OBJECTIVE: Faithfully return all lines, omitting every embedded picture.

STORED DATA:

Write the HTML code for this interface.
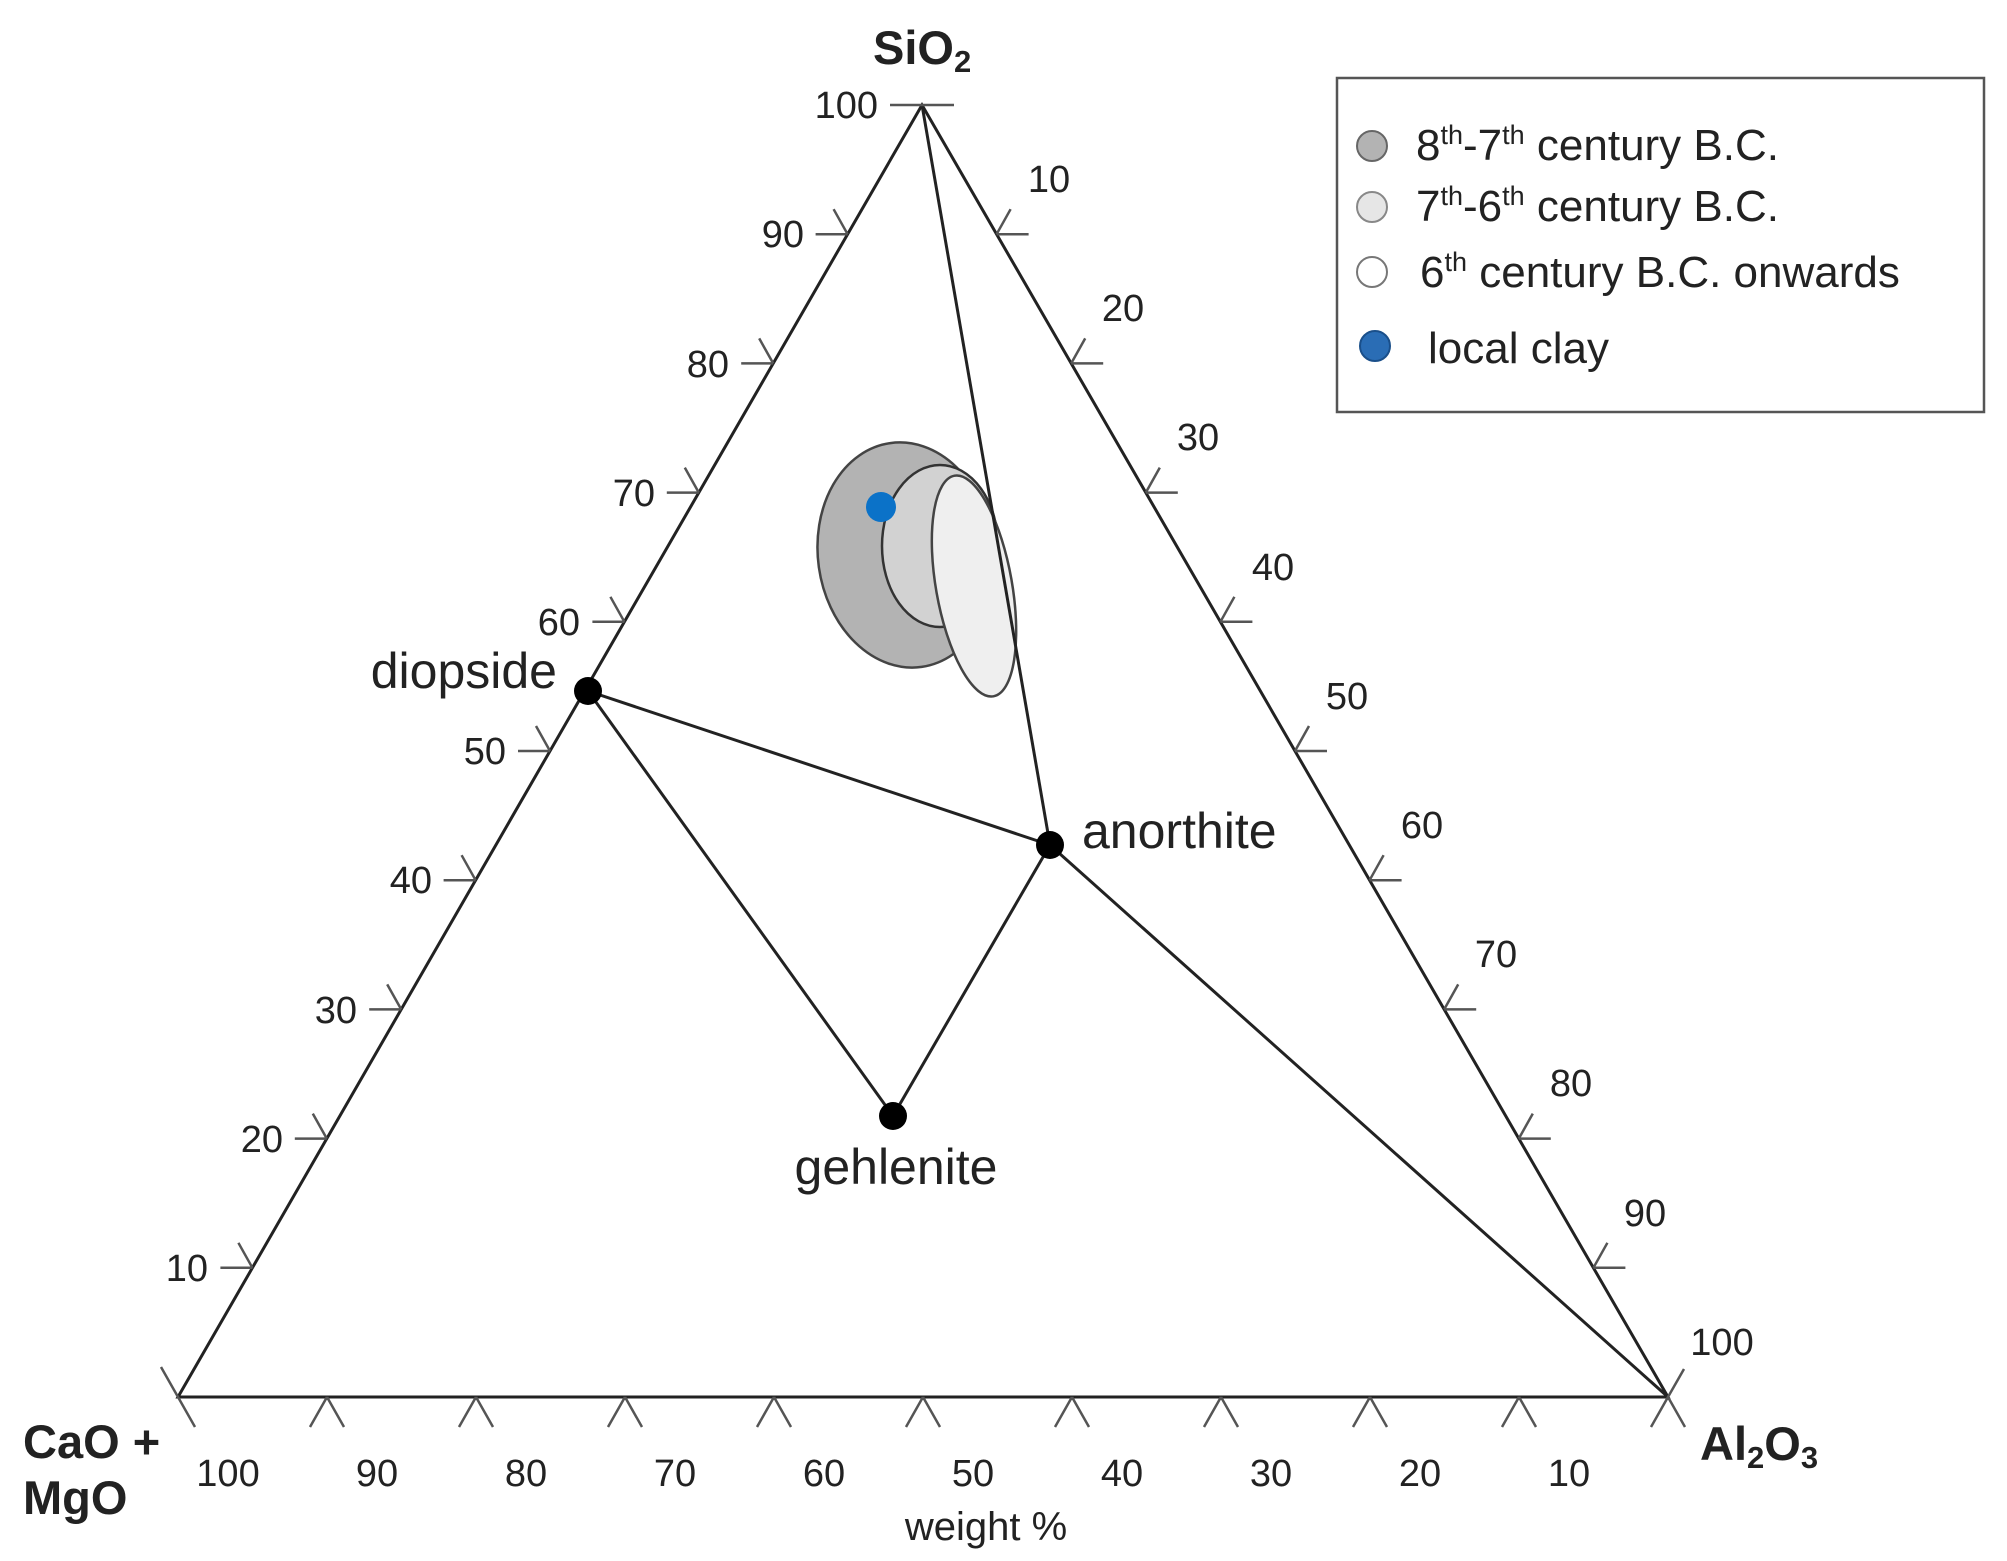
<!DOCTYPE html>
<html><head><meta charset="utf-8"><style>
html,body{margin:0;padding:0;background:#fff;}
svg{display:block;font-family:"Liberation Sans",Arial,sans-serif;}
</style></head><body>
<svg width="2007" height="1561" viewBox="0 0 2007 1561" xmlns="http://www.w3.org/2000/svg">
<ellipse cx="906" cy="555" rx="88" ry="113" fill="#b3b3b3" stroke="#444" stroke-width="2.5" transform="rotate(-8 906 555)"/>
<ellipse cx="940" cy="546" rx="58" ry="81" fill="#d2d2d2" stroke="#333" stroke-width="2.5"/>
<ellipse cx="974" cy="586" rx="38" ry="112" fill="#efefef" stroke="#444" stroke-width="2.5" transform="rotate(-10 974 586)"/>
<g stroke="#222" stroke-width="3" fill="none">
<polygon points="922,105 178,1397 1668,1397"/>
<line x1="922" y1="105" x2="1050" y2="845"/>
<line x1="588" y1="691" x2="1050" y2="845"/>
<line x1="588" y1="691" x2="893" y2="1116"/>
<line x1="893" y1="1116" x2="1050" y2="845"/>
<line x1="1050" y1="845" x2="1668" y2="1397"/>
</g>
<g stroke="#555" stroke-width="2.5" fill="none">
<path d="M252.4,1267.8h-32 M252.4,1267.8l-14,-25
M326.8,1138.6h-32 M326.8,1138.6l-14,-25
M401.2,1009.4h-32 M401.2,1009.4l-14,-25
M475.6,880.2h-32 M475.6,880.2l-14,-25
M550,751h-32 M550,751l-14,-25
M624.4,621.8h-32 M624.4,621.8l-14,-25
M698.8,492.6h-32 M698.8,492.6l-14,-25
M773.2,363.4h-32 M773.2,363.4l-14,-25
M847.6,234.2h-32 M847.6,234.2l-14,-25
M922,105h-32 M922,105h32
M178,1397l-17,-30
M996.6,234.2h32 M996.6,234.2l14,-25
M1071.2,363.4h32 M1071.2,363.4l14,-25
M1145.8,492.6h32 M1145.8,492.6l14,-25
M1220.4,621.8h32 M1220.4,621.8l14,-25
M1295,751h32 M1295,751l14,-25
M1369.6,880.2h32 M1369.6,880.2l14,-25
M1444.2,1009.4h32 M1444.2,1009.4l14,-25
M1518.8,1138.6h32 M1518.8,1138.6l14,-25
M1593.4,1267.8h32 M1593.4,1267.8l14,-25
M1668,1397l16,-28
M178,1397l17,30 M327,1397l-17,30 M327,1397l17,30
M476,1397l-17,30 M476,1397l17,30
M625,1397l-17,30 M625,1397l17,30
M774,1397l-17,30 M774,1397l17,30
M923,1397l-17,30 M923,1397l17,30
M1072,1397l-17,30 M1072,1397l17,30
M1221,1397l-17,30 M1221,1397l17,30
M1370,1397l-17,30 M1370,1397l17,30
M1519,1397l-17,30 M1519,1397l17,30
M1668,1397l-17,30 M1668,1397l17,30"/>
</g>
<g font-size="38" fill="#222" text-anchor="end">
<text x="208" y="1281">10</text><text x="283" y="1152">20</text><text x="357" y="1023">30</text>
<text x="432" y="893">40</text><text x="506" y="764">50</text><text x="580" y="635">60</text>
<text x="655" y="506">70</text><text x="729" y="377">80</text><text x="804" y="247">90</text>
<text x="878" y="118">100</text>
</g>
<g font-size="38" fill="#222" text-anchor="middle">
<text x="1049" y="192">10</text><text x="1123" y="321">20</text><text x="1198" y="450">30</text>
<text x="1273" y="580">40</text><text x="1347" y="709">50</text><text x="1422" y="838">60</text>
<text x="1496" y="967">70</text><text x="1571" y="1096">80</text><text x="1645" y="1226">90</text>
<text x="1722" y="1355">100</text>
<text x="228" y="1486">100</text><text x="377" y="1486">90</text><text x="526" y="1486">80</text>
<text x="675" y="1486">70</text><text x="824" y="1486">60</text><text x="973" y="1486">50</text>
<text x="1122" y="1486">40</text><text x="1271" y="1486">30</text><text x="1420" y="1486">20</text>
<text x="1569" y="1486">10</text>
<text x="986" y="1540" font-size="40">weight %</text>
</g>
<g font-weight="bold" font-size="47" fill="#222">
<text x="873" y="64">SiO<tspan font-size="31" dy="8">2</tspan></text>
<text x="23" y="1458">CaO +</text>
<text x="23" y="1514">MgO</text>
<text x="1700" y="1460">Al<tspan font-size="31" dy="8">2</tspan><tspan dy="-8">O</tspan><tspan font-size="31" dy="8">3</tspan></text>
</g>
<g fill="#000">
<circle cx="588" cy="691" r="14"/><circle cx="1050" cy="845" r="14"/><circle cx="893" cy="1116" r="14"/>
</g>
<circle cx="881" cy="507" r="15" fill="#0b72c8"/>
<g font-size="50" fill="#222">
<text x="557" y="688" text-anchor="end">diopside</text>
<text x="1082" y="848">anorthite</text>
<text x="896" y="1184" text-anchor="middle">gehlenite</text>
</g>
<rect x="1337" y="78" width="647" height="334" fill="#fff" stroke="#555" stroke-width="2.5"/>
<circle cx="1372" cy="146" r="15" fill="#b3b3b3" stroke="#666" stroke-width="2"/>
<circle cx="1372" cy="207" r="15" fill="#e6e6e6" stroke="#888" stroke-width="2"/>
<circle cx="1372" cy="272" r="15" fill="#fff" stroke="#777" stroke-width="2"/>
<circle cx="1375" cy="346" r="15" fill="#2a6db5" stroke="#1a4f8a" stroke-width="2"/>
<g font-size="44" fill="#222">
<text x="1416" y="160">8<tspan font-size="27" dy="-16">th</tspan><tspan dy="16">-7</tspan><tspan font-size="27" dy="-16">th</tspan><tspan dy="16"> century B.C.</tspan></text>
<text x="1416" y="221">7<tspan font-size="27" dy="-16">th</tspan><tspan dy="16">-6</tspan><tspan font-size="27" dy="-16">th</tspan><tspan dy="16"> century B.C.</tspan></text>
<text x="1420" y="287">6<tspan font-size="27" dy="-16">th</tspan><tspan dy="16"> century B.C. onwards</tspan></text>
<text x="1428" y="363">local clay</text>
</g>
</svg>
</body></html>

EXPECTED ANSWER:
Write the HTML code for this interface.
<!DOCTYPE html>
<html><head><meta charset="utf-8"><style>
html,body{margin:0;padding:0;background:#fff;}
svg{display:block;font-family:"Liberation Sans",Arial,sans-serif;}
</style></head><body>
<svg width="2007" height="1561" viewBox="0 0 2007 1561" xmlns="http://www.w3.org/2000/svg">
<ellipse cx="906" cy="555" rx="88" ry="113" fill="#b3b3b3" stroke="#444" stroke-width="2.5" transform="rotate(-8 906 555)"/>
<ellipse cx="940" cy="546" rx="58" ry="81" fill="#d2d2d2" stroke="#333" stroke-width="2.5"/>
<ellipse cx="974" cy="586" rx="38" ry="112" fill="#efefef" stroke="#444" stroke-width="2.5" transform="rotate(-10 974 586)"/>
<g stroke="#222" stroke-width="3" fill="none">
<polygon points="922,105 178,1397 1668,1397"/>
<line x1="922" y1="105" x2="1050" y2="845"/>
<line x1="588" y1="691" x2="1050" y2="845"/>
<line x1="588" y1="691" x2="893" y2="1116"/>
<line x1="893" y1="1116" x2="1050" y2="845"/>
<line x1="1050" y1="845" x2="1668" y2="1397"/>
</g>
<g stroke="#555" stroke-width="2.5" fill="none">
<path d="M252.4,1267.8h-32 M252.4,1267.8l-14,-25
M326.8,1138.6h-32 M326.8,1138.6l-14,-25
M401.2,1009.4h-32 M401.2,1009.4l-14,-25
M475.6,880.2h-32 M475.6,880.2l-14,-25
M550,751h-32 M550,751l-14,-25
M624.4,621.8h-32 M624.4,621.8l-14,-25
M698.8,492.6h-32 M698.8,492.6l-14,-25
M773.2,363.4h-32 M773.2,363.4l-14,-25
M847.6,234.2h-32 M847.6,234.2l-14,-25
M922,105h-32 M922,105h32
M178,1397l-17,-30
M996.6,234.2h32 M996.6,234.2l14,-25
M1071.2,363.4h32 M1071.2,363.4l14,-25
M1145.8,492.6h32 M1145.8,492.6l14,-25
M1220.4,621.8h32 M1220.4,621.8l14,-25
M1295,751h32 M1295,751l14,-25
M1369.6,880.2h32 M1369.6,880.2l14,-25
M1444.2,1009.4h32 M1444.2,1009.4l14,-25
M1518.8,1138.6h32 M1518.8,1138.6l14,-25
M1593.4,1267.8h32 M1593.4,1267.8l14,-25
M1668,1397l16,-28
M178,1397l17,30 M327,1397l-17,30 M327,1397l17,30
M476,1397l-17,30 M476,1397l17,30
M625,1397l-17,30 M625,1397l17,30
M774,1397l-17,30 M774,1397l17,30
M923,1397l-17,30 M923,1397l17,30
M1072,1397l-17,30 M1072,1397l17,30
M1221,1397l-17,30 M1221,1397l17,30
M1370,1397l-17,30 M1370,1397l17,30
M1519,1397l-17,30 M1519,1397l17,30
M1668,1397l-17,30 M1668,1397l17,30"/>
</g>
<g font-size="38" fill="#222" text-anchor="end">
<text x="208" y="1281">10</text><text x="283" y="1152">20</text><text x="357" y="1023">30</text>
<text x="432" y="893">40</text><text x="506" y="764">50</text><text x="580" y="635">60</text>
<text x="655" y="506">70</text><text x="729" y="377">80</text><text x="804" y="247">90</text>
<text x="878" y="118">100</text>
</g>
<g font-size="38" fill="#222" text-anchor="middle">
<text x="1049" y="192">10</text><text x="1123" y="321">20</text><text x="1198" y="450">30</text>
<text x="1273" y="580">40</text><text x="1347" y="709">50</text><text x="1422" y="838">60</text>
<text x="1496" y="967">70</text><text x="1571" y="1096">80</text><text x="1645" y="1226">90</text>
<text x="1722" y="1355">100</text>
<text x="228" y="1486">100</text><text x="377" y="1486">90</text><text x="526" y="1486">80</text>
<text x="675" y="1486">70</text><text x="824" y="1486">60</text><text x="973" y="1486">50</text>
<text x="1122" y="1486">40</text><text x="1271" y="1486">30</text><text x="1420" y="1486">20</text>
<text x="1569" y="1486">10</text>
<text x="986" y="1540" font-size="40">weight %</text>
</g>
<g font-weight="bold" font-size="47" fill="#222">
<text x="873" y="64">SiO<tspan font-size="31" dy="8">2</tspan></text>
<text x="23" y="1458">CaO +</text>
<text x="23" y="1514">MgO</text>
<text x="1700" y="1460">Al<tspan font-size="31" dy="8">2</tspan><tspan dy="-8">O</tspan><tspan font-size="31" dy="8">3</tspan></text>
</g>
<g fill="#000">
<circle cx="588" cy="691" r="14"/><circle cx="1050" cy="845" r="14"/><circle cx="893" cy="1116" r="14"/>
</g>
<circle cx="881" cy="507" r="15" fill="#0b72c8"/>
<g font-size="50" fill="#222">
<text x="557" y="688" text-anchor="end">diopside</text>
<text x="1082" y="848">anorthite</text>
<text x="896" y="1184" text-anchor="middle">gehlenite</text>
</g>
<rect x="1337" y="78" width="647" height="334" fill="#fff" stroke="#555" stroke-width="2.5"/>
<circle cx="1372" cy="146" r="15" fill="#b3b3b3" stroke="#666" stroke-width="2"/>
<circle cx="1372" cy="207" r="15" fill="#e6e6e6" stroke="#888" stroke-width="2"/>
<circle cx="1372" cy="272" r="15" fill="#fff" stroke="#777" stroke-width="2"/>
<circle cx="1375" cy="346" r="15" fill="#2a6db5" stroke="#1a4f8a" stroke-width="2"/>
<g font-size="44" fill="#222">
<text x="1416" y="160">8<tspan font-size="27" dy="-16">th</tspan><tspan dy="16">-7</tspan><tspan font-size="27" dy="-16">th</tspan><tspan dy="16"> century B.C.</tspan></text>
<text x="1416" y="221">7<tspan font-size="27" dy="-16">th</tspan><tspan dy="16">-6</tspan><tspan font-size="27" dy="-16">th</tspan><tspan dy="16"> century B.C.</tspan></text>
<text x="1420" y="287">6<tspan font-size="27" dy="-16">th</tspan><tspan dy="16"> century B.C. onwards</tspan></text>
<text x="1428" y="363">local clay</text>
</g>
</svg>
</body></html>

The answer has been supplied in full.